The tort of “conversion” is in essence a civil claim for “stealing.” Over the years, many a plaintiff’s counsel has tried to claim that unpaid wages are “converted” – stolen – by the employer, so that the tort of conversion is available. But why, Greggy, why? After all, there’s the Labor Code, and PAGA, and all those other penalties! Sure, but if the plaintiff can prove “conversion,” she can pursue compensatory damages, like for emotional distress, and maybe even punitive damages. Oh, that’s why!
Well, the California Supreme Court finally has weighed in on the subject, in a 5-2 ruling, styled Voris v. Lampert, opinion (here). The Court decided that there is no tort of conversion available for unpaid wage claims, for which there are many other available remedies, as everyone knows.
As background, Voris worked on a number of start-up businesses with Lampert. But Voris claimed many of the new businesses did not pay him, and sued a number of the entities for breach of contract, and statutory unpaid wages claims. But Voris had trouble collecting from the employers themselves, because these companies had gone out of business. So, Voris sued Lampert, personally, hoping to recover damages for conversion. I have spared you a long procedural and appellate history, which you can review in the opinion.
Some of you may wonder, hey, why isn’t an employer’s failure to pay an employee’s wages the same as stealing or conversion? Well, the Court explained that in some detail. Mainly, the employment relationship is contractual, and the obligation to pay wages is a debt. The employer’s failure to pay the wages is a breach of the contractual relationship, for which contract remedies are available, as well as the Labor Code’s many statutory remedies. In addition, the Court explained what the tort of “conversion” is about and how it originated. It usually means that a party has a specific item or sum that it refuses to give to the rightful owner.

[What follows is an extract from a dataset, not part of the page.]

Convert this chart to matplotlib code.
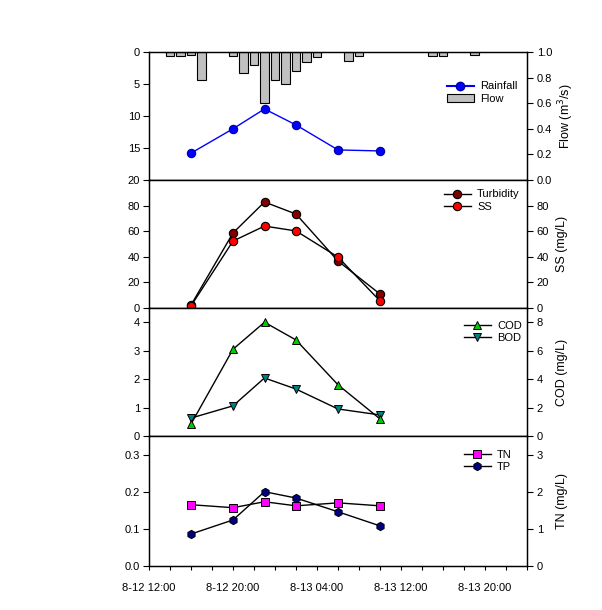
import matplotlib
matplotlib.use('Agg')
import matplotlib.pyplot as plt
import matplotlib.dates as mdates
from matplotlib.ticker import FixedLocator, NullFormatter
from matplotlib.patches import Patch
from matplotlib.lines import Line2D
import pandas as pd

plt.rcParams['font.family'] = ['Liberation Sans', 'DejaVu Sans']
plt.rcParams['font.size'] = 8

YEAR = '2000-'

# ---------------- data ----------------
sample_times = ['08-12 16:00', '08-12 20:00', '08-12 23:00',
                '08-13 02:00', '08-13 06:00', '08-13 10:00']
flow = [0.21, 0.40, 0.555, 0.43, 0.235, 0.227]
rain_times = ['08-12 14:00', '08-12 15:00', '08-12 16:00', '08-12 17:00',
              '08-12 20:00', '08-12 21:00', '08-12 22:00', '08-12 23:00',
              '08-13 00:00', '08-13 01:00', '08-13 02:00', '08-13 03:00',
              '08-13 04:00', '08-13 07:00', '08-13 08:00', '08-13 15:00',
              '08-13 16:00', '08-13 19:00']
rainfall = [0.6, 0.6, 0.5, 4.4, 0.6, 3.3, 2.0, 8.0, 4.4, 5.0, 3.0, 1.5,
            0.8, 1.4, 0.6, 0.6, 0.6, 0.5]
turbidity = [2.3, 58.6, 82.8, 73.4, 36.7, 10.9]
ss = [1.6, 52.3, 64.0, 60.2, 39.8, 5.5]
cod = [0.84, 6.1, 8.0, 6.75, 3.6, 1.2]
bod = [0.63, 1.06, 2.04, 1.65, 0.95, 0.74]
tn = [1.65, 1.57, 1.73, 1.62, 1.70, 1.62]
tp = [0.086, 0.124, 0.200, 0.183, 0.146, 0.108]

x_start, x_end = '08-12 12:00', '08-14 00:00'
major_ticks = ['08-12 12:00', '08-12 20:00', '08-13 04:00', '08-13 12:00', '08-13 20:00']
xtick_labels = ['8-12 12:00', '8-12 20:00', '8-13 04:00', '8-13 12:00', '8-13 20:00']


def to_dt(lst):
    return pd.to_datetime([YEAR + s for s in lst], format='%Y-%m-%d %H:%M')


t_samp = to_dt(sample_times)
t_rain = to_dt(rain_times)
t0, t1 = to_dt([x_start, x_end])
major_num = mdates.date2num(to_dt(major_ticks))
minor_num = mdates.date2num(pd.date_range(t0, t1, freq='2h'))

# ---------------- layout ----------------
W, H = 602, 610
fig = plt.figure(figsize=(W / 100, H / 100), dpi=100)
L, R = 149, 527
bounds = [(52, 180), (180, 308), (308, 436), (436, 566)]
MS = 6


def make_axes(top, bot):
    ax = fig.add_axes([L / W, 1 - bot / H, (R - L) / W, (bot - top) / H])
    ax.set_xlim(t0, t1)
    ax.xaxis.set_major_locator(FixedLocator(major_num))
    ax.xaxis.set_minor_locator(FixedLocator(minor_num))
    ax.xaxis.set_major_formatter(NullFormatter())
    ax.tick_params(axis='x', which='major', direction='out', length=3, width=0.8)
    ax.tick_params(axis='x', which='minor', direction='out', length=3, width=0.8)
    ax.tick_params(axis='y', direction='out', length=4, width=0.8, pad=2.5,
                   labelsize=8)
    for s in ax.spines.values():
        s.set_linewidth(0.9)
    axr = ax.twinx()
    axr.tick_params(axis='y', direction='out', length=4, width=0.8, pad=3,
                    labelsize=8)
    for s in axr.spines.values():
        s.set_linewidth(0.9)
    axr.yaxis.set_label_coords(1.078, 0.5)
    return ax, axr


leg_kw = dict(frameon=False, fontsize=8, handlelength=2.4, handletextpad=0.6,
              labelspacing=0.25, borderpad=0, borderaxespad=0, loc='upper left')

# Panel 1: rainfall (bars, inverted) + flow
ax1, ax1r = make_axes(*bounds[0])
ax1.bar(t_rain, rainfall, width=0.8 / 24, color='#c0c0c0', edgecolor='black',
        linewidth=0.8)
ax1.set_ylim(20, 0)
ax1.set_yticks([0, 5, 10, 15, 20])
ax1r.plot(t_samp, flow, color='#0000ff', lw=1.0, marker='o', ms=MS,
          mfc='#0000ff', mec='#0000a0', mew=0.8)
ax1r.set_ylim(0, 1.0)
ax1r.set_yticks([0.0, 0.2, 0.4, 0.6, 0.8, 1.0])
ax1r.set_yticklabels(['0.0', '0.2', '0.4', '0.6', '0.8', '1.0'])
ax1r.set_ylabel('Flow (m$^3$/s)', fontsize=9)
h1 = [Line2D([], [], color='#0000ff', lw=1.5, marker='o', ms=MS,
             mfc='#0000ff', mec='#0000a0'),
      Patch(facecolor='#c0c0c0', edgecolor='black', linewidth=0.8)]
ax1r.legend(h1, ['Rainfall', 'Flow'], bbox_to_anchor=(0.788, 0.77), **leg_kw)

# Panel 2: turbidity + SS
ax2, ax2r = make_axes(*bounds[1])
l_tu, = ax2.plot(t_samp, turbidity, color='black', lw=1.0, marker='o', ms=MS,
                 mfc='#800000', mec='black', mew=0.8)
ax2.set_ylim(0, 100)
ax2.set_yticks([0, 20, 40, 60, 80])
ax2r.set_ylim(0, 100)
l_ss, = ax2r.plot(t_samp, ss, color='black', lw=1.0, marker='o', ms=MS,
                  mfc='#ff0000', mec='black', mew=0.8)
ax2r.set_yticks([0, 20, 40, 60, 80])
ax2r.set_ylabel('SS (mg/L)', fontsize=9)
ax2r.legend([l_tu, l_ss], ['Turbidity', 'SS'], bbox_to_anchor=(0.78, 0.926),
            **leg_kw)

# Panel 3: COD + BOD
ax3, ax3r = make_axes(*bounds[2])
l_bod, = ax3.plot(t_samp, bod, color='black', lw=1.0, marker='v', ms=MS,
                  mfc='#008080', mec='black', mew=0.7)
ax3.set_ylim(0, 4.5)
ax3.set_yticks([0, 1, 2, 3, 4])
l_cod, = ax3r.plot(t_samp, cod, color='black', lw=1.0, marker='^', ms=MS,
                   mfc='#00cc00', mec='black', mew=0.7)
ax3r.set_ylim(0, 9)
ax3r.set_yticks([0, 2, 4, 6, 8])
ax3r.set_ylabel('COD (mg/L)', fontsize=9)
ax3r.legend([l_cod, l_bod], ['COD', 'BOD'], bbox_to_anchor=(0.833, 0.902),
            **leg_kw)

# Panel 4: TN + TP
ax4, ax4r = make_axes(*bounds[3])
l_tp, = ax4.plot(t_samp, tp, color='black', lw=1.0, marker='h', ms=MS,
                 mfc='#000080', mec='black', mew=0.7)
ax4.set_ylim(0, 0.35)
ax4.set_yticks([0.0, 0.1, 0.2, 0.3])
ax4.set_yticklabels(['0.0', '0.1', '0.2', '0.3'])
l_tn, = ax4r.plot(t_samp, tn, color='black', lw=1.0, marker='s', ms=MS - 0.5,
                  mfc='#ff00ff', mec='black', mew=0.7)
ax4r.set_ylim(0, 3.5)
ax4r.set_yticks([0, 1, 2, 3])
ax4r.set_ylabel('TN (mg/L)', fontsize=9)
ax4r.legend([l_tn, l_tp], ['TN', 'TP'], bbox_to_anchor=(0.833, 0.896),
            **leg_kw)
ax4.set_xticks(major_num)
ax4.set_xticklabels(xtick_labels, fontsize=8)
ax4.tick_params(axis='x', which='major', pad=9)

fig.savefig('out.png', dpi=100)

Wages are not really in that category, as the court explained.
The employee’s claim is not that the employer has wrongfully exercised dominion over a specifically identifiable pot of money that already belongs to the employee—in other words, the sort of wrong that conversion is designed to remedy. ***
the employee’s claim is that the employer failed to reach into its own funds to satisfy its debt. Indeed, in some cases of wage nonpayment, the monies out of which employees would be paid may never have existed in the first place. Take, for example, a failed start-up that generates no income and thus finds itself unable to pay its employees. Because the business accounts are empty, there would not be any identifiable monies for the employer to convert.
Besides shutting the door on conversion claims, this case is an excellent resource for those of you needing a list of all the various ways that employees may enforce their right to unpaid wages. Discussing why a conversion claim is completely unnecessary, the Court goes on for pages explaining the many causes of action, civil and criminal remedies, expanded liability theories, and forums employees have to assert wage and hour claims.
Again, this is Voris v. Lampert and the opinion is here.